[Code that draws figures]
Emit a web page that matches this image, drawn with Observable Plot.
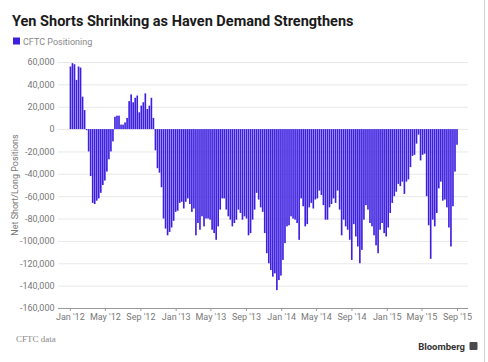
<!DOCTYPE html>
<html><head><meta charset="utf-8">
<script src="https://cdn.jsdelivr.net/npm/d3@7"></script>
<script src="https://cdn.jsdelivr.net/npm/@observablehq/plot@0.6"></script>
<style>
body{margin:0;background:#fff;}
#chart{position:relative;width:488px;height:362px;overflow:hidden;}
</style></head><body><div id="chart"></div>
<script>
// Weekly CFTC net yen positioning (thousands of contracts), first week 2012-01-03
const firstWeek = "2012-01-03";
const positions = [
  56, 59, 58, 44, 56, 55, 29, 17, -1, -20, -42, -66, -67, -64, -62, -57, -50, -46, -38, -27, -20, -11,
  11, 12, 12, 4, 4, 6, 10, 25, 31, 24, 28, 30, 15, 21, 24, 32, 18, 21, 28, 10,
  -19, -35, -39, -52, -80, -89, -95, -92, -88, -82, -74, -73, -66, -65, -71, -65, -62, -67, -74, -71, -95, -84,
  -90, -78, -87, -80, -80, -81, -90, -93, -99, -87, -72, -62, -62, -72, -78, -81, -87, -84, -81, -72, -75, -81, -78, -80, -95, -93, -81, -72, -57, -63, -70,
  -74, -93, -111, -120, -126, -132, -129, -144, -135, -131, -117, -102, -87, -86, -78, -80, -81, -84, -99, -62, -69, -87, -85, -70, -66, -71, -63, -62, -55, -59, -68, -81,
  -81, -70, -67, -62, -66, -55, -72, -95, -81, -87, -90, -99, -117, -85, -96, -105, -120, -108, -81, -68, -72, -84, -87, -95, -104, -111, -90, -84, -93, -96, -88, -75, -66,
  -60, -56, -49, -51, -47, -58, -47, -45, -34, -24, -23, -13, -5, -28, -23, -22, -60, -86, -116, -81, -87, -75, -53, -47, -64, -63, -70, -88, -105, -69, -38, -14
];
const yTicks = [60000, 40000, 20000, 0, -20000, -40000, -60000, -80000, -100000, -120000, -140000, -160000];
const xTicks = ["2012-01-01","2012-05-01","2012-09-01","2013-01-01","2013-05-01","2013-09-01",
                "2014-01-01","2014-05-01","2014-09-01","2015-01-01","2015-05-01","2015-09-01"];
const titleText = "Yen Shorts Shrinking as Haven Demand Strengthens";
const legendText = "CFTC Positioning";
const yLabel = "Net Short/Long Positions";
const sourceText = "CFTC data";
const brandText = "Bloomberg";

const barColor = "#3d1fe0";
const start = new Date(firstWeek + "T00:00:00Z");
const data = positions.map((v, i) => ({date: d3.utcDay.offset(start, 7 * i), value: v * 1000}));
const xTickDates = xTicks.map(s => new Date(s + "T00:00:00Z"));

const chart = Plot.plot({
  width: 488, height: 362,
  marginLeft: 58, marginRight: 20, marginTop: 62, marginBottom: 54,
  x: {type: "utc", domain: [new Date("2011-11-21T00:00:00Z"), new Date("2015-10-09T00:00:00Z")]},
  y: {domain: [-160000, 60000]},
  style: {fontFamily: "Roboto, 'Liberation Sans', sans-serif", fontSize: "9px", color: "#777", background: "#fff"},
  marks: [
    Plot.gridY(yTicks, {stroke: "#e8e8e8", strokeOpacity: 1}),
    Plot.rectY(data, {
      x1: d => d3.utcHour.offset(d.date, -68),
      x2: d => d3.utcHour.offset(d.date, 68),
      y: "value", fill: barColor, shapeRendering: "geometricPrecision"
    }),
    Plot.ruleY([-160000], {stroke: "#999"}),
    Plot.axisY(yTicks, {tickSize: 0, tickPadding: 4, tickFormat: d => d.toLocaleString("en-US"), label: null, fill: "#777"}),
    Plot.axisX(xTickDates, {tickSize: 3, tickPadding: 2, stroke: "#999", tickFormat: d3.utcFormat("%b '%y"), label: null, fill: "#777"})
  ]
});
document.getElementById("chart").appendChild(chart);

const svg = d3.select(chart);
svg.append("text").attr("x", 12).attr("y", 26).attr("text-anchor", "start")
  .style("font-family", "Roboto, sans-serif").style("font-weight", 700)
  .style("font-size", "14.5px").attr("fill", "#1a1a1a").text(titleText);
svg.append("rect").attr("x", 13).attr("y", 37.5).attr("width", 7).attr("height", 7).attr("fill", barColor);
svg.append("text").attr("x", 23).attr("y", 44.5).attr("text-anchor", "start")
  .style("font-family", "Roboto, sans-serif").style("font-size", "9px").attr("fill", "#888").text(legendText);
svg.append("text").attr("transform", "translate(18,185) rotate(-90)").attr("text-anchor", "middle")
  .style("font-family", "Roboto, sans-serif").style("font-size", "9px").attr("fill", "#777").text(yLabel);
svg.append("text").attr("x", 16).attr("y", 342).attr("text-anchor", "start")
  .style("font-family", "'Liberation Serif', serif").style("font-size", "9px").attr("fill", "#888").text(sourceText);
svg.append("text").attr("x", 465).attr("y", 350).attr("text-anchor", "end")
  .style("font-family", "Roboto, sans-serif").style("font-weight", 700).style("font-size", "9.5px").attr("fill", "#333").text(brandText);
svg.append("rect").attr("x", 469.5).attr("y", 342).attr("width", 8).attr("height", 8).attr("rx", 1).attr("fill", "#4a4a4a");
svg.append("line").attr("x1", 484.5).attr("x2", 484.5).attr("y1", 0).attr("y2", 362).attr("stroke", "#d4d4d4");
</script></body></html>
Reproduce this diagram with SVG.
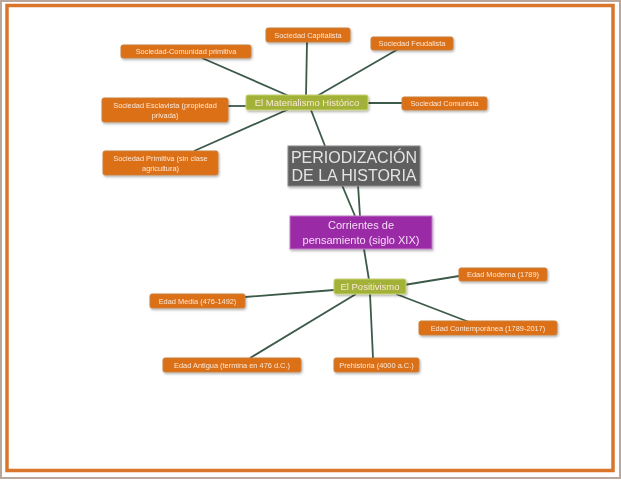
<svg xmlns="http://www.w3.org/2000/svg" width="621" height="480" viewBox="0 0 621 480">
<defs>
<style>
.o{fill:#dc6f16;stroke:#c8813f;stroke-width:1}
.g{fill:#a2b138;stroke:#c9d27a;stroke-width:1}
.t{font-family:"Liberation Sans",Arial,sans-serif;fill:#fbe8d8;text-anchor:middle}
.s{font-size:7.4px}
.c line{stroke:#3c5a48;stroke-width:1.8}
</style>
<filter id="sh" x="-10%" y="-20%" width="130%" height="160%"><feDropShadow dx="1" dy="1.5" stdDeviation="1" flood-color="#000" flood-opacity="0.3"/></filter>
</defs>
<rect x="0" y="0" width="621" height="480" fill="#fff"/>
<rect x="1" y="1" width="619" height="477" fill="none" stroke="#b8a79a" stroke-width="2"/>
<rect x="7" y="5.5" width="606" height="465" fill="#fff" stroke="#d9762c" stroke-width="3.5"/>
<g class="c">
<line x1="202" y1="58" x2="289" y2="96"/>
<line x1="307" y1="42" x2="306" y2="96"/>
<line x1="400" y1="48" x2="317" y2="96"/>
<line x1="368" y1="103" x2="402" y2="103"/>
<line x1="228" y1="106" x2="246" y2="106"/>
<line x1="194" y1="151" x2="289" y2="109"/>
<line x1="311" y1="110" x2="325" y2="146"/>
<line x1="342" y1="185" x2="355" y2="216"/>
<line x1="358" y1="185" x2="360" y2="216"/>
<line x1="364" y1="249" x2="369" y2="280"/>
<line x1="404" y1="285" x2="459" y2="276"/>
<line x1="245" y1="297" x2="334" y2="290"/>
<line x1="396" y1="294" x2="469" y2="322"/>
<line x1="356" y1="294" x2="250" y2="358"/>
<line x1="370" y1="294" x2="373" y2="358"/>
</g>
<g id="n-capitalista" filter="url(#sh)"><rect class="o" x="266" y="28" width="84" height="14" rx="2"/><text class="t s" x="308" y="37.8">Sociedad Capitalista</text></g>
<g id="n-feudalista" filter="url(#sh)"><rect class="o" x="371" y="37" width="82" height="13" rx="2"/><text class="t s" x="412" y="46.2">Sociedad Feudalista</text></g>
<g id="n-comunidad" filter="url(#sh)"><rect class="o" x="121" y="45" width="130" height="13" rx="2"/><text class="t s" x="186" y="54.2">Sociedad-Comunidad primitiva</text></g>
<g id="n-materialismo" filter="url(#sh)"><rect class="g" x="246" y="95" width="122" height="15" rx="2"/><text class="t" font-size="9.5" x="307" y="105.8">El Materialismo Histórico</text></g>
<g id="n-comunista" filter="url(#sh)"><rect class="o" x="402" y="97" width="85" height="13" rx="2"/><text class="t s" x="444.5" y="106.2">Sociedad Comunista</text></g>
<g id="n-esclavista" filter="url(#sh)"><rect class="o" x="102" y="98" width="126" height="24" rx="2"/><text class="t s" x="165" y="107.5">Sociedad Esclavista (propiedad</text><text class="t s" x="165" y="117.5">privada)</text></g>
<g id="n-primitiva" filter="url(#sh)"><rect class="o" x="103" y="151" width="115" height="24" rx="2"/><text class="t s" x="160.5" y="160.5">Sociedad Primitiva (sin clase</text><text class="t s" x="160.5" y="170.5">agricultura)</text></g>
<g id="n-periodizacion" filter="url(#sh)"><rect x="288" y="146" width="132" height="40" fill="#5e5e5e" stroke="#8a8a8a"/><text class="t" style="fill:#e4e4e4" font-size="16" x="354" y="163">PERIODIZACIÓN</text><text class="t" style="fill:#e4e4e4" font-size="16" x="354" y="181">DE LA HISTORIA</text></g>
<g id="n-corrientes" filter="url(#sh)"><rect x="290" y="216" width="142" height="33" fill="#9b2aa7" stroke="#c07ac8"/><text class="t" style="fill:#f4dcf4" font-size="11" x="361" y="229">Corrientes de</text><text class="t" style="fill:#f4dcf4" font-size="11" x="361" y="244">pensamiento (siglo XIX)</text></g>
<g id="n-positivismo" filter="url(#sh)"><rect class="g" x="334" y="279" width="72" height="15" rx="2"/><text class="t" font-size="9.5" x="370" y="289.8">El Positivismo</text></g>
<g id="n-moderna" filter="url(#sh)"><rect class="o" x="459" y="268" width="88" height="13" rx="2"/><text class="t s" x="503" y="277.2">Edad Moderna (1789)</text></g>
<g id="n-media" filter="url(#sh)"><rect class="o" x="150" y="294" width="95" height="14" rx="2"/><text class="t s" x="197.5" y="303.7">Edad Media (476-1492)</text></g>
<g id="n-contemporanea" filter="url(#sh)"><rect class="o" x="419" y="321" width="138" height="14" rx="2"/><text class="t s" x="488" y="330.7">Edad Contemporánea (1789-2017)</text></g>
<g id="n-antigua" filter="url(#sh)"><rect class="o" x="163" y="358" width="138" height="14" rx="2"/><text class="t s" x="232" y="367.7">Edad Antigua (termina en 476 d.C.)</text></g>
<g id="n-prehistoria" filter="url(#sh)"><rect class="o" x="334" y="358" width="85" height="14" rx="2"/><text class="t s" x="376.5" y="367.7">Prehistoria (4000 a.C.)</text></g>
</svg>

**STATED GOAL**: Check each line above for the word "with" and copy the ones that have it.

**ANSWER BELOW**:
Emit a web page that matches this image, drawn with Observable Plot.
Reproduce this diagram with SVG.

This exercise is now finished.